Onun için bu sözleri söylerken ciddi mi, yoksa sırf orjinallik olsun, gazete röportajımı iyi yerden yayınlasın diye mi söyledi bilemiyorum. Hangi niyetle söylenmiş olursa olsun, üzerinde biraz düşünelim istedim.
Kıskançlık, insanlık tarihi kadar eski ve normal bir duygudur. Tabi aşırı olan her şeyin anormal bir duruma dönüşeceğini aklımızdan da çıkarmayalım.
Adem ile Havva’nın çocukları Habil – Kabil öyküsünü hatırlayalım ki hem eskiliğini hem de aşırılığın yaratacağı zararları benim uzun uzun anlatmama gerek kalmasın. Bu öykü eski sümer mitolojisine dayanıyor. Yahudi, Hristiyan ve Müslüman inancında da yer alıyor.
Din kitaplarında Kabil’in sunduğu adak beğenilmeyince kıskançlık duygusuna kapılıp Habil’i öldürdüğü anlatılıyor. Sahih olmayan bir hadise göre işin içinde “kız meselesi” de var. Habil ve Kabil birer ikiz kız kardeşe sahiplermiş ve onlara birbirlerinin kız kardeşleriyle evlenmeleri emredilmiş. Kabil’in kız kardeşi daha güzelmiş, Kabil kıskanıp Habil’i öldürmüş.
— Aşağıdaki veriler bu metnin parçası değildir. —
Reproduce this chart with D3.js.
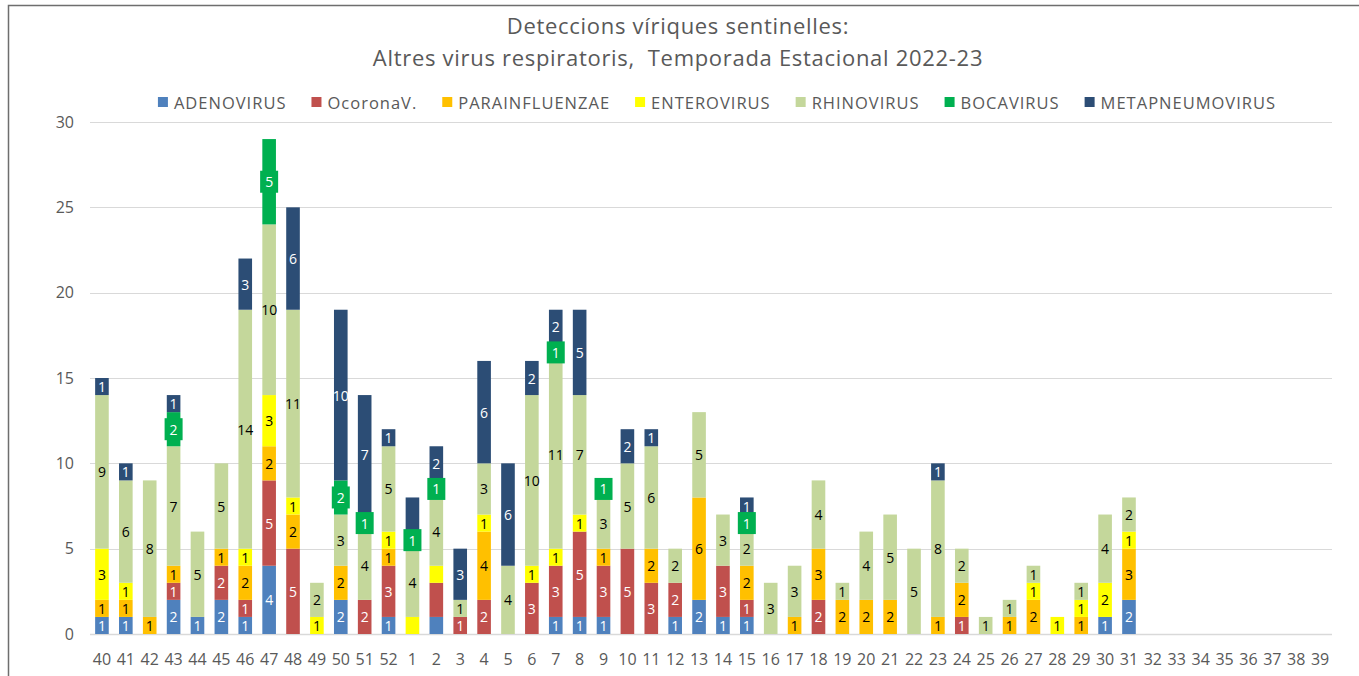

Sahip olamadığın şeyler için başkalarını kıskanmak gibi bir duygudan da söz etmiyoruz burada.
Bunun normal bir durum olamayacağını kolayca biliriz. Konumuz aşk ilişkisinde kıskançlık bir tek anlama gelir; sevdiğin, aşık olduğun insanın, seni değil de bir başkasını tercih etmesinden duyulan endişe! Kıskançlık yoksa aşkta yoktur.
Bir insana aşık olduğun zaman, o senin gözünde en değerli varlığa dönüşür. Çünkü aşk böyle gelişir.
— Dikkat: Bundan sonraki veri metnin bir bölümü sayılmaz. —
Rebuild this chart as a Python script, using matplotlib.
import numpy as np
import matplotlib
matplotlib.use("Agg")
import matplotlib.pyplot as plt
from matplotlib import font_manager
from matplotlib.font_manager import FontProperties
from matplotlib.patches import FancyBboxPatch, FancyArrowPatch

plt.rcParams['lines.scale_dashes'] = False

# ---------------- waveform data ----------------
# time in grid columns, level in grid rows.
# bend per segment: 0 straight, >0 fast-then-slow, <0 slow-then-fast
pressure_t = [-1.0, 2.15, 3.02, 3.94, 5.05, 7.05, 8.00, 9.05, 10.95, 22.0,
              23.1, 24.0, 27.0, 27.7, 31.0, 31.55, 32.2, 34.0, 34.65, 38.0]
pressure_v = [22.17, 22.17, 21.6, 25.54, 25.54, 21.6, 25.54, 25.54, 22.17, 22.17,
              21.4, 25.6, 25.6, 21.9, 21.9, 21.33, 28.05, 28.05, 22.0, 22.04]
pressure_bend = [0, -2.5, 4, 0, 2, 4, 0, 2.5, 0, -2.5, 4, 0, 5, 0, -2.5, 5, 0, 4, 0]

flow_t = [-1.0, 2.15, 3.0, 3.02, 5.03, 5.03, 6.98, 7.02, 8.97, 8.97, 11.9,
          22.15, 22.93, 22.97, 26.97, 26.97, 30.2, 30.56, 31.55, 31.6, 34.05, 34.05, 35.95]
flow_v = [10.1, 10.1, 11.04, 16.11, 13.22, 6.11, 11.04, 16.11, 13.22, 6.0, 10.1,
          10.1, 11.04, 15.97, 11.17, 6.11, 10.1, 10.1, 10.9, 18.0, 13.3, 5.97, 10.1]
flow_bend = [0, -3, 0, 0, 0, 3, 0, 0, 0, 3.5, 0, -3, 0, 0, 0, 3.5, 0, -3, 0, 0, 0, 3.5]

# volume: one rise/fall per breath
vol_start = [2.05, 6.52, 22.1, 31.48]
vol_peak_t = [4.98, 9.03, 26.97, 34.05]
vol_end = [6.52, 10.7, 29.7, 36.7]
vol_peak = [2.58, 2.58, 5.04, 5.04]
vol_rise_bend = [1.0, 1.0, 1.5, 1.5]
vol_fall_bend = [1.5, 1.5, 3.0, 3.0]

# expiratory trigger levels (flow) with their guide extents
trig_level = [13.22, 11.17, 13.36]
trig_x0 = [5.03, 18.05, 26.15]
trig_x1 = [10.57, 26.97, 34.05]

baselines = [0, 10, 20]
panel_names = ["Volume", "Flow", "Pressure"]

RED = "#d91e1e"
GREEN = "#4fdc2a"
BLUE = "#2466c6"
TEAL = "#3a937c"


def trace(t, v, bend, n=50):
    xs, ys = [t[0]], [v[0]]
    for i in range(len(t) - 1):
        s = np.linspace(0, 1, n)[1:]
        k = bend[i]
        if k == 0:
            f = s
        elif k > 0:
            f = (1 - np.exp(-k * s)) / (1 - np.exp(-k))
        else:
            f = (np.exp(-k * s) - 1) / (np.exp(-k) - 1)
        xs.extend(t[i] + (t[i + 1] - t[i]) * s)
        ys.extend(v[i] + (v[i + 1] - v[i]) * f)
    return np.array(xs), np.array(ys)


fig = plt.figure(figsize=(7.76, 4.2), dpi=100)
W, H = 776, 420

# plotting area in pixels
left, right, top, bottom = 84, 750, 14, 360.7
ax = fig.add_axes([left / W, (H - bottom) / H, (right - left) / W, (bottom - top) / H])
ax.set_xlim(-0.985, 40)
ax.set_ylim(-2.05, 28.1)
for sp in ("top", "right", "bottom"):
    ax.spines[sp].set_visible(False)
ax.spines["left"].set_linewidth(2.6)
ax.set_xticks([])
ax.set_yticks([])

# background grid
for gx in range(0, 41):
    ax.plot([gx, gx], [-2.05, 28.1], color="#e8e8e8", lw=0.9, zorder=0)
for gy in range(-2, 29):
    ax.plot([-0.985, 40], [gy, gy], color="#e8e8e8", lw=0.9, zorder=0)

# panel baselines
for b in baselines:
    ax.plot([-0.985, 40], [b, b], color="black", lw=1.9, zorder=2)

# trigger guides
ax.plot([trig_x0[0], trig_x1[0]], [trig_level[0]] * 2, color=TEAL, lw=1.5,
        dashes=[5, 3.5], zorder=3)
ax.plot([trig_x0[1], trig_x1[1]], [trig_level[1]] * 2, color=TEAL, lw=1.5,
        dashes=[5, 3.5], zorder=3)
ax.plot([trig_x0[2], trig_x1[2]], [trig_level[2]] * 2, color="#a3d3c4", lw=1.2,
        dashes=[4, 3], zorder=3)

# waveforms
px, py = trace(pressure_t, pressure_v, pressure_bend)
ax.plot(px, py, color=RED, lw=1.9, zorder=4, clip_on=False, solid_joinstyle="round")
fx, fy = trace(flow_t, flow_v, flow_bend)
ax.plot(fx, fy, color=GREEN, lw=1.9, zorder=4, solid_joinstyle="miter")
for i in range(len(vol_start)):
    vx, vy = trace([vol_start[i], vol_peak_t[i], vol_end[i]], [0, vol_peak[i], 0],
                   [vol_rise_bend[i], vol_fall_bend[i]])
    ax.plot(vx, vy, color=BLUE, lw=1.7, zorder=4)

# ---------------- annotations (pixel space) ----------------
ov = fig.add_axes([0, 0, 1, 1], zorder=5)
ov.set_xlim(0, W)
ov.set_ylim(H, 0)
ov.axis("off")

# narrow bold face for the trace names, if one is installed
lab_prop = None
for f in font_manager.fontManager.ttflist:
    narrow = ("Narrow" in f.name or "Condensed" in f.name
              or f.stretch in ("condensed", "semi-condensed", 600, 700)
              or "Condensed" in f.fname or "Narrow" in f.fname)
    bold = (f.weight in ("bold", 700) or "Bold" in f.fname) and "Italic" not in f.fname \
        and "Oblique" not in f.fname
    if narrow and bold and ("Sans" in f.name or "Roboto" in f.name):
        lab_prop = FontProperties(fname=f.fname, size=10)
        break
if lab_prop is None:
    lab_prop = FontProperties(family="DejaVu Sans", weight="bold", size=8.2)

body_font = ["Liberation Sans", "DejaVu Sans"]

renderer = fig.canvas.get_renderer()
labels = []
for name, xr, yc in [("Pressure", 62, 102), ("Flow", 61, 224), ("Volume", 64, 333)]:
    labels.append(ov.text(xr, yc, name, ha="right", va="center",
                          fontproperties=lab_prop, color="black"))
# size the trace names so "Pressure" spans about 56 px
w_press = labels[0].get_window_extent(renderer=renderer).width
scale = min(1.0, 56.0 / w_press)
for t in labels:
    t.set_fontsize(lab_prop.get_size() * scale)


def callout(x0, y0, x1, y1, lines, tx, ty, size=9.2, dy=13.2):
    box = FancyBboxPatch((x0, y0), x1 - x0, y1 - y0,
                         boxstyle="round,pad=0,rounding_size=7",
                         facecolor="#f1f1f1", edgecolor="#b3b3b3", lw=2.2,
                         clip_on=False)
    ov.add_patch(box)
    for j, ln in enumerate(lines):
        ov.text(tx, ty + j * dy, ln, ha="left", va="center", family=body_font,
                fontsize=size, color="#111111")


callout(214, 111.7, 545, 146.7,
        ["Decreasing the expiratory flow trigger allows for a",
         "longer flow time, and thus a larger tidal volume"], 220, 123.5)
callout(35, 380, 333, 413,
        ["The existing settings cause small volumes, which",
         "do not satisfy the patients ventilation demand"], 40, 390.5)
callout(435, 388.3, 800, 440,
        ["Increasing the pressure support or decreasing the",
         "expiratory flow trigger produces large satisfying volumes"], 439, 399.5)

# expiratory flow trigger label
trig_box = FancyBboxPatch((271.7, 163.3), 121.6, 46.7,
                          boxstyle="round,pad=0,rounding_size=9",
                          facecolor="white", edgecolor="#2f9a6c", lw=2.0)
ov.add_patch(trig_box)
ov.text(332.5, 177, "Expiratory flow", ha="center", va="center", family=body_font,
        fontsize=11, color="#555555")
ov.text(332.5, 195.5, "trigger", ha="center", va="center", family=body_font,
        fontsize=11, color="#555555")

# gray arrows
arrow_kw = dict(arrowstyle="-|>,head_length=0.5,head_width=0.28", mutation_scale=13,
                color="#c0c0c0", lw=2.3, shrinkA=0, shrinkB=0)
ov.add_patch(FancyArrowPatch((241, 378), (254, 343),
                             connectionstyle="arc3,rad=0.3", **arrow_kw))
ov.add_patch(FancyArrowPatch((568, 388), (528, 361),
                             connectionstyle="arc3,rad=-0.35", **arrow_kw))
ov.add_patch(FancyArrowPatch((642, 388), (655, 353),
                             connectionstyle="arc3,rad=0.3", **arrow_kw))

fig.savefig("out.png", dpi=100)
Aşık olduğumuz insanın en güzel, en zeki en akıllı, en, en, en olduğunu düşünürüz.
Ona kendi değerlerimizi yansıtır, onu görmek istediğimiz gibi görürüz.
Varlığımızı kendi dışımızdaki bir varlığa, bağlar, yaşamımızı onun düzleminden tarif ederiz.
Eh! “böylesine mükemmel, bir varlığında çekip bir başkasıyla gitmesini kim ister?
Onun için aşık olduğumuz kişiyi bir türlü göz hapsine alırız. Düşünmeyiz ki bizim ölüp bayıldığımız kişiye belki de dışarıda kimse bayılmıyordur.
Onun için kimlerle arkadaşlık ettiğine, telefonda kiminle konuştuğuna kadar, her şeyi merak ederiz.
Biz onu dünyanın en güzeli, dünyanın en yakışıklısı zannettiğimiz için herkesin de böyle gördüğünü düşünürüz.
Kılık kıyafetine karışırız. Biraz fazla süslense meraklanırız, hayrola?... Eşlerinin sevgililerinin telefonlarını karıştıranlar bile var. Tam burada şunu da söylemeliyim: Bunu yapanlar arasında iyi aile terbiyesi görmüş kadınlar ve erkekler de olduğunu biliyoruz. Küçükken başkasının mektuplarını açmanın ayıp olduğunu öğrenerek büyümüş ama eşinin, sevgilisinin cep telefonundaki mesajları posta kutusundaki e-postaları okumak için delice bir istek duyuyor!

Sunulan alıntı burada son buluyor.